> What to produce
Write out each line exactly as it stands, please.

------ Provided data

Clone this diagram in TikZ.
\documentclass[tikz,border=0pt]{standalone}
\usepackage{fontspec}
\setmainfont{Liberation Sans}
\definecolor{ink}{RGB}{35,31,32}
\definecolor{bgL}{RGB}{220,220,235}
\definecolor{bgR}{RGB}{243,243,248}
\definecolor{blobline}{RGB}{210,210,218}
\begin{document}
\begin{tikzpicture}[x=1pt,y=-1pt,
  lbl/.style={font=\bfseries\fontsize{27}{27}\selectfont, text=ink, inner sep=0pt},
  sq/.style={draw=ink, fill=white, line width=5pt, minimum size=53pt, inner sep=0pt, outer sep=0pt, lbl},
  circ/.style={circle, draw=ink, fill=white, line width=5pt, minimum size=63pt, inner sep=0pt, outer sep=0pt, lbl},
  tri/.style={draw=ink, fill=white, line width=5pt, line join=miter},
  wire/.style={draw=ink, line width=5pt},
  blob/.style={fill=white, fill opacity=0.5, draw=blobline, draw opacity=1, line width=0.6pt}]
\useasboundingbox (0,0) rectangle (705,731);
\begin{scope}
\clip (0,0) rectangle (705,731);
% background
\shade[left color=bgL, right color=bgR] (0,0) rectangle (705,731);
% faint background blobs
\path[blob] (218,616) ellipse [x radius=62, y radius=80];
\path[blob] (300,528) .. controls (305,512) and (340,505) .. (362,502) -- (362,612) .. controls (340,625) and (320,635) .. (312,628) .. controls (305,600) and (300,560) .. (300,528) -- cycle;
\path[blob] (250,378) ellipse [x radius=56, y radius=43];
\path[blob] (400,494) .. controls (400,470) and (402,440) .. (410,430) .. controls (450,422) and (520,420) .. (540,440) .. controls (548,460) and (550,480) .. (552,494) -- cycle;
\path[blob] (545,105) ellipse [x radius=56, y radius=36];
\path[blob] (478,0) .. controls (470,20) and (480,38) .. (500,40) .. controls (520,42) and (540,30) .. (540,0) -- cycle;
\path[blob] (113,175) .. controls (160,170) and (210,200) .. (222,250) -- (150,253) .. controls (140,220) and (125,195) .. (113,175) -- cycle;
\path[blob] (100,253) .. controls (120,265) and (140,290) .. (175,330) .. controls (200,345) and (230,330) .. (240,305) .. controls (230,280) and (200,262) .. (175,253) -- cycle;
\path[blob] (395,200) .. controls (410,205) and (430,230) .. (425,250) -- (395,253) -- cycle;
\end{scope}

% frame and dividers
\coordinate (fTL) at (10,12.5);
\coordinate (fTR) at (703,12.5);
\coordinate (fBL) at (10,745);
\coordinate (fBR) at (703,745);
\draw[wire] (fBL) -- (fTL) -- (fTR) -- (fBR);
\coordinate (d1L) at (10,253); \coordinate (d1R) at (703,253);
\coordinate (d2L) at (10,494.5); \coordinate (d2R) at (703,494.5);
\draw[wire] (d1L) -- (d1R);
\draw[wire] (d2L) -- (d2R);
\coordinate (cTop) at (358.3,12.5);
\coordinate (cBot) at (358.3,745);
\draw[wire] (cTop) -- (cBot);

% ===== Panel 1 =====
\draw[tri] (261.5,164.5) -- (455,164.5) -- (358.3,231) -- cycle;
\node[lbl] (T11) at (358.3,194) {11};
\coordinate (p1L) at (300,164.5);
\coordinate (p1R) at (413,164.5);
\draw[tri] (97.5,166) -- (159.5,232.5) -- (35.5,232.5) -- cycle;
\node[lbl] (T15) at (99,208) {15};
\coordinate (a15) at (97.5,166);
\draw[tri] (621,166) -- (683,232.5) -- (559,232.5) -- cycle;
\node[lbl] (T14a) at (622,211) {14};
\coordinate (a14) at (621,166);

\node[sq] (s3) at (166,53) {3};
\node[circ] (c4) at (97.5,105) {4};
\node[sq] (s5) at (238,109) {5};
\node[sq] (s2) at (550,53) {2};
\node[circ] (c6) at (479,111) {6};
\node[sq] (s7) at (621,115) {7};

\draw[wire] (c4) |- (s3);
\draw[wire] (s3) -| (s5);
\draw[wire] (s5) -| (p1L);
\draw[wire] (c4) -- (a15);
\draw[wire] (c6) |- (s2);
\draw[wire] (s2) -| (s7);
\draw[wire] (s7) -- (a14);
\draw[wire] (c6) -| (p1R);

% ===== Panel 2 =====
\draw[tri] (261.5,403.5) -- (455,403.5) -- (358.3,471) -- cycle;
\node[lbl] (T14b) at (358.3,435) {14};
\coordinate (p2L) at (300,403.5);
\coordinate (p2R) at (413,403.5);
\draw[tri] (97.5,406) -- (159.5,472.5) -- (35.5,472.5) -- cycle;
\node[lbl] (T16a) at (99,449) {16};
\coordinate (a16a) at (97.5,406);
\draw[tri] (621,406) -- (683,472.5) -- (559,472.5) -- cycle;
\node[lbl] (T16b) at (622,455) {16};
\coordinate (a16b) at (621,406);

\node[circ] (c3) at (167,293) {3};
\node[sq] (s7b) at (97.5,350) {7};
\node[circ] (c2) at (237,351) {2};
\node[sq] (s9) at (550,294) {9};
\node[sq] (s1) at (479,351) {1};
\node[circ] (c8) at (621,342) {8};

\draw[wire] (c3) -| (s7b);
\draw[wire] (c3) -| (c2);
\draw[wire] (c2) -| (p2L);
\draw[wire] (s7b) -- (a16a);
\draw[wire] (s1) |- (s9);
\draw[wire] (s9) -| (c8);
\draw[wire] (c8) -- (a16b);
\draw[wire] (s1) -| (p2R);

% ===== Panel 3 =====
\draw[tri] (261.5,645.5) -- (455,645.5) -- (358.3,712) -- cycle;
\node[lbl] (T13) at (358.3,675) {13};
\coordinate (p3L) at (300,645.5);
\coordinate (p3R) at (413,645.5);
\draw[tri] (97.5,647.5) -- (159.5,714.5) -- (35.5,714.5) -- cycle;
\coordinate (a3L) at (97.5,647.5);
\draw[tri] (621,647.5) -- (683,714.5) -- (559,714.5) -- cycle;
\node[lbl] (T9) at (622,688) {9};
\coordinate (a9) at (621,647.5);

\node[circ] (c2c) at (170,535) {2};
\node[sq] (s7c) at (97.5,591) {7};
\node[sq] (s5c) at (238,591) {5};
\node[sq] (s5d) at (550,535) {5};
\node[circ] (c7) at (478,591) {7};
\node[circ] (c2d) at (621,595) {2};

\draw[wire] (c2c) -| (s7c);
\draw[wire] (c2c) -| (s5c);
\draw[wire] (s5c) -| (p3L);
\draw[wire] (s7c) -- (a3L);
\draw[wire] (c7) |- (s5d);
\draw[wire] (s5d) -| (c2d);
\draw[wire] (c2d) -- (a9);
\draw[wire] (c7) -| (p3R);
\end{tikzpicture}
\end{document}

------------

> Problem solution
Clone this diagram in TikZ.
\documentclass[tikz,border=0pt]{standalone}
\usepackage{fontspec}
\setmainfont{Liberation Sans}
\definecolor{ink}{RGB}{35,31,32}
\definecolor{bgL}{RGB}{220,220,235}
\definecolor{bgR}{RGB}{243,243,248}
\definecolor{blobline}{RGB}{210,210,218}
\begin{document}
\begin{tikzpicture}[x=1pt,y=-1pt,
  lbl/.style={font=\bfseries\fontsize{27}{27}\selectfont, text=ink, inner sep=0pt},
  sq/.style={draw=ink, fill=white, line width=5pt, minimum size=53pt, inner sep=0pt, outer sep=0pt, lbl},
  circ/.style={circle, draw=ink, fill=white, line width=5pt, minimum size=63pt, inner sep=0pt, outer sep=0pt, lbl},
  tri/.style={draw=ink, fill=white, line width=5pt, line join=miter},
  wire/.style={draw=ink, line width=5pt},
  blob/.style={fill=white, fill opacity=0.5, draw=blobline, draw opacity=1, line width=0.6pt}]
\useasboundingbox (0,0) rectangle (705,731);
\begin{scope}
\clip (0,0) rectangle (705,731);
% background
\shade[left color=bgL, right color=bgR] (0,0) rectangle (705,731);
% faint background blobs
\path[blob] (218,616) ellipse [x radius=62, y radius=80];
\path[blob] (300,528) .. controls (305,512) and (340,505) .. (362,502) -- (362,612) .. controls (340,625) and (320,635) .. (312,628) .. controls (305,600) and (300,560) .. (300,528) -- cycle;
\path[blob] (250,378) ellipse [x radius=56, y radius=43];
\path[blob] (400,494) .. controls (400,470) and (402,440) .. (410,430) .. controls (450,422) and (520,420) .. (540,440) .. controls (548,460) and (550,480) .. (552,494) -- cycle;
\path[blob] (545,105) ellipse [x radius=56, y radius=36];
\path[blob] (478,0) .. controls (470,20) and (480,38) .. (500,40) .. controls (520,42) and (540,30) .. (540,0) -- cycle;
\path[blob] (113,175) .. controls (160,170) and (210,200) .. (222,250) -- (150,253) .. controls (140,220) and (125,195) .. (113,175) -- cycle;
\path[blob] (100,253) .. controls (120,265) and (140,290) .. (175,330) .. controls (200,345) and (230,330) .. (240,305) .. controls (230,280) and (200,262) .. (175,253) -- cycle;
\path[blob] (395,200) .. controls (410,205) and (430,230) .. (425,250) -- (395,253) -- cycle;
\end{scope}

% frame and dividers
\coordinate (fTL) at (10,12.5);
\coordinate (fTR) at (703,12.5);
\coordinate (fBL) at (10,745);
\coordinate (fBR) at (703,745);
\draw[wire] (fBL) -- (fTL) -- (fTR) -- (fBR);
\coordinate (d1L) at (10,253); \coordinate (d1R) at (703,253);
\coordinate (d2L) at (10,494.5); \coordinate (d2R) at (703,494.5);
\draw[wire] (d1L) -- (d1R);
\draw[wire] (d2L) -- (d2R);
\coordinate (cTop) at (358.3,12.5);
\coordinate (cBot) at (358.3,745);
\draw[wire] (cTop) -- (cBot);

% ===== Panel 1 =====
\draw[tri] (261.5,164.5) -- (455,164.5) -- (358.3,231) -- cycle;
\node[lbl] (T11) at (358.3,194) {11};
\coordinate (p1L) at (300,164.5);
\coordinate (p1R) at (413,164.5);
\draw[tri] (97.5,166) -- (159.5,232.5) -- (35.5,232.5) -- cycle;
\node[lbl] (T15) at (99,208) {15};
\coordinate (a15) at (97.5,166);
\draw[tri] (621,166) -- (683,232.5) -- (559,232.5) -- cycle;
\node[lbl] (T14a) at (622,211) {14};
\coordinate (a14) at (621,166);

\node[sq] (s3) at (166,53) {3};
\node[circ] (c4) at (97.5,105) {4};
\node[sq] (s5) at (238,109) {5};
\node[sq] (s2) at (550,53) {2};
\node[circ] (c6) at (479,111) {6};
\node[sq] (s7) at (621,115) {7};

\draw[wire] (c4) |- (s3);
\draw[wire] (s3) -| (s5);
\draw[wire] (s5) -| (p1L);
\draw[wire] (c4) -- (a15);
\draw[wire] (c6) |- (s2);
\draw[wire] (s2) -| (s7);
\draw[wire] (s7) -- (a14);
\draw[wire] (c6) -| (p1R);

% ===== Panel 2 =====
\draw[tri] (261.5,403.5) -- (455,403.5) -- (358.3,471) -- cycle;
\node[lbl] (T14b) at (358.3,435) {14};
\coordinate (p2L) at (300,403.5);
\coordinate (p2R) at (413,403.5);
\draw[tri] (97.5,406) -- (159.5,472.5) -- (35.5,472.5) -- cycle;
\node[lbl] (T16a) at (99,449) {16};
\coordinate (a16a) at (97.5,406);
\draw[tri] (621,406) -- (683,472.5) -- (559,472.5) -- cycle;
\node[lbl] (T16b) at (622,455) {16};
\coordinate (a16b) at (621,406);

\node[circ] (c3) at (167,293) {3};
\node[sq] (s7b) at (97.5,350) {7};
\node[circ] (c2) at (237,351) {2};
\node[sq] (s9) at (550,294) {9};
\node[sq] (s1) at (479,351) {1};
\node[circ] (c8) at (621,342) {8};

\draw[wire] (c3) -| (s7b);
\draw[wire] (c3) -| (c2);
\draw[wire] (c2) -| (p2L);
\draw[wire] (s7b) -- (a16a);
\draw[wire] (s1) |- (s9);
\draw[wire] (s9) -| (c8);
\draw[wire] (c8) -- (a16b);
\draw[wire] (s1) -| (p2R);

% ===== Panel 3 =====
\draw[tri] (261.5,645.5) -- (455,645.5) -- (358.3,712) -- cycle;
\node[lbl] (T13) at (358.3,675) {13};
\coordinate (p3L) at (300,645.5);
\coordinate (p3R) at (413,645.5);
\draw[tri] (97.5,647.5) -- (159.5,714.5) -- (35.5,714.5) -- cycle;
\coordinate (a3L) at (97.5,647.5);
\draw[tri] (621,647.5) -- (683,714.5) -- (559,714.5) -- cycle;
\node[lbl] (T9) at (622,688) {9};
\coordinate (a9) at (621,647.5);

\node[circ] (c2c) at (170,535) {2};
\node[sq] (s7c) at (97.5,591) {7};
\node[sq] (s5c) at (238,591) {5};
\node[sq] (s5d) at (550,535) {5};
\node[circ] (c7) at (478,591) {7};
\node[circ] (c2d) at (621,595) {2};

\draw[wire] (c2c) -| (s7c);
\draw[wire] (c2c) -| (s5c);
\draw[wire] (s5c) -| (p3L);
\draw[wire] (s7c) -- (a3L);
\draw[wire] (c7) |- (s5d);
\draw[wire] (s5d) -| (c2d);
\draw[wire] (c2d) -- (a9);
\draw[wire] (c7) -| (p3R);
\end{tikzpicture}
\end{document}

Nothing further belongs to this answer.